Data extracted from a collection

::::::::::

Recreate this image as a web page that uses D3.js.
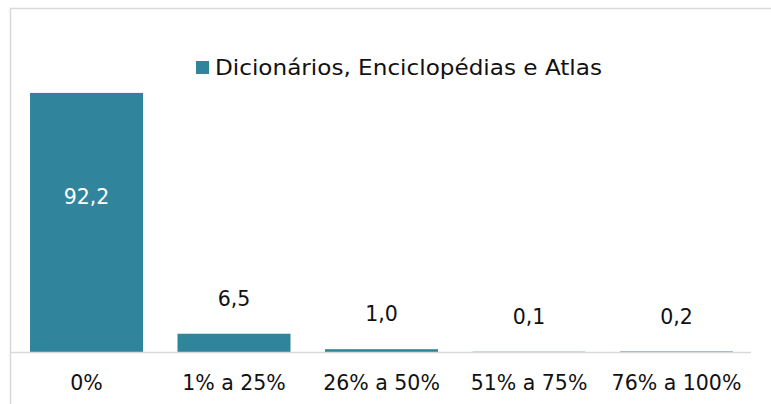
<!DOCTYPE html>
<html><head><meta charset="utf-8">
<script src="https://cdn.jsdelivr.net/npm/d3@7"></script>
<style>
html,body{margin:0;padding:0;background:#fff;}
svg{display:block;}
text{font-family:"DejaVu Sans",sans-serif;}
</style></head>
<body>
<svg id="chart" width="771" height="404"></svg>
<script>
const categories = ["0%", "1% a 25%", "26% a 50%", "51% a 75%", "76% a 100%"];
const values = [92.2, 6.5, 1.0, 0.1, 0.2];
const labels = ["92,2", "6,5", "1,0", "0,1", "0,2"];
const seriesName = "Dicionários, Enciclopédias e Atlas";

const W = 771, H = 404;
const svg = d3.select("#chart");
const barColor = "#30849b";
const textColor = "#111";
const FONT = "'DejaVu Sans', sans-serif";

// chart border (top and left visible only)
svg.append("rect").attr("x", 10.5).attr("y", 8.5).attr("width", 800).attr("height", 420)
  .attr("fill", "#fff").attr("stroke", "#d9d9d9").attr("stroke-width", 1.5);

const x = d3.scaleBand().domain(categories).range([12.75, 750.25])
  .paddingInner(0.234).paddingOuter(0.117);
const y = d3.scaleLinear().domain([0, 100]).range([352, 71]);

// bars
svg.append("g").selectAll("rect").data(values).join("rect")
  .attr("x", (d, i) => x(categories[i]))
  .attr("width", x.bandwidth())
  .attr("y", d => y(d))
  .attr("height", d => y(0) - y(d))
  .attr("fill", barColor);

// axis baseline
const xAxis = d3.axisBottom(x).tickSize(0).tickPadding(23);
const ax = svg.append("g").attr("transform", `translate(0,${y(0)})`).call(xAxis);
ax.select(".domain").attr("d", `M11,0.5H751`).attr("stroke", "#d9d9d9").attr("stroke-width", 1.5);
ax.selectAll("text").attr("font-size", 20.5).attr("fill", textColor)
  .attr("font-family", FONT);

// data labels
svg.append("g").selectAll("text").data(values).join("text")
  .attr("x", (d, i) => x(categories[i]) + x.bandwidth() / 2)
  .attr("y", (d, i) => i === 0 ? y(d * 0.6) : y(d) - 35)
  .attr("dy", "0.35em")
  .attr("text-anchor", "middle")
  .attr("font-size", 20.5)
  .attr("font-family", FONT)
  .attr("fill", (d, i) => i === 0 ? "#fff" : textColor)
  .text((d, i) => labels[i]);

// legend
const lg = svg.append("g").attr("transform", "translate(196,60)");
lg.append("rect").attr("width", 13).attr("height", 13).attr("y", 1).attr("fill", barColor);
const lt = lg.append("text").attr("x", 19).attr("y", 7.5).attr("dy", "0.35em")
  .attr("font-size", 21).attr("font-family", FONT).attr("fill", textColor).text(seriesName);
const wl = lt.node().getComputedTextLength();
if (Math.abs(wl - 387) > 4) lt.attr("textLength", 387).attr("lengthAdjust", "spacingAndGlyphs");
</script>
</body></html>
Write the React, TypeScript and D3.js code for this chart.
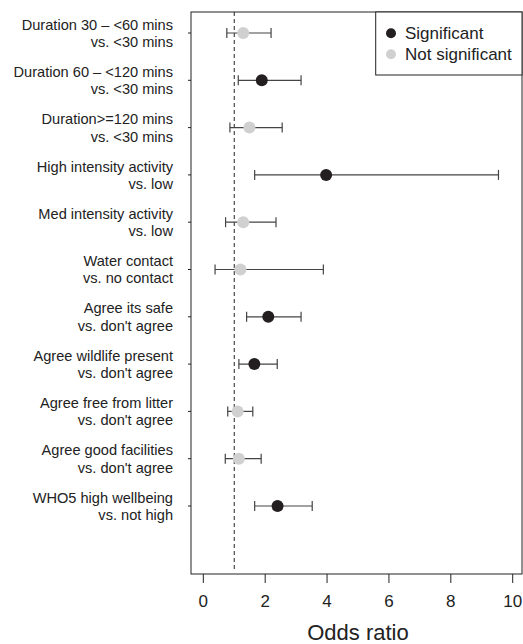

::::::::::

PROBLEM TO WORK ON:
Output exactly the span of lines from the top of the listing through the line holding "const y = d3.scaleLinear().domain([0, 100]).range([352, 71]);", and leave every picture out.

TASK RESULT:
Recreate this image as a web page that uses D3.js.
<!DOCTYPE html>
<html><head><meta charset="utf-8">
<script src="https://cdn.jsdelivr.net/npm/d3@7"></script>
<style>
html,body{margin:0;padding:0;background:#fff;}
svg{display:block;}
text{font-family:"DejaVu Sans",sans-serif;}
</style></head>
<body>
<svg id="chart" width="771" height="404"></svg>
<script>
const categories = ["0%", "1% a 25%", "26% a 50%", "51% a 75%", "76% a 100%"];
const values = [92.2, 6.5, 1.0, 0.1, 0.2];
const labels = ["92,2", "6,5", "1,0", "0,1", "0,2"];
const seriesName = "Dicionários, Enciclopédias e Atlas";

const W = 771, H = 404;
const svg = d3.select("#chart");
const barColor = "#30849b";
const textColor = "#111";
const FONT = "'DejaVu Sans', sans-serif";

// chart border (top and left visible only)
svg.append("rect").attr("x", 10.5).attr("y", 8.5).attr("width", 800).attr("height", 420)
  .attr("fill", "#fff").attr("stroke", "#d9d9d9").attr("stroke-width", 1.5);

const x = d3.scaleBand().domain(categories).range([12.75, 750.25])
  .paddingInner(0.234).paddingOuter(0.117);
const y = d3.scaleLinear().domain([0, 100]).range([352, 71]);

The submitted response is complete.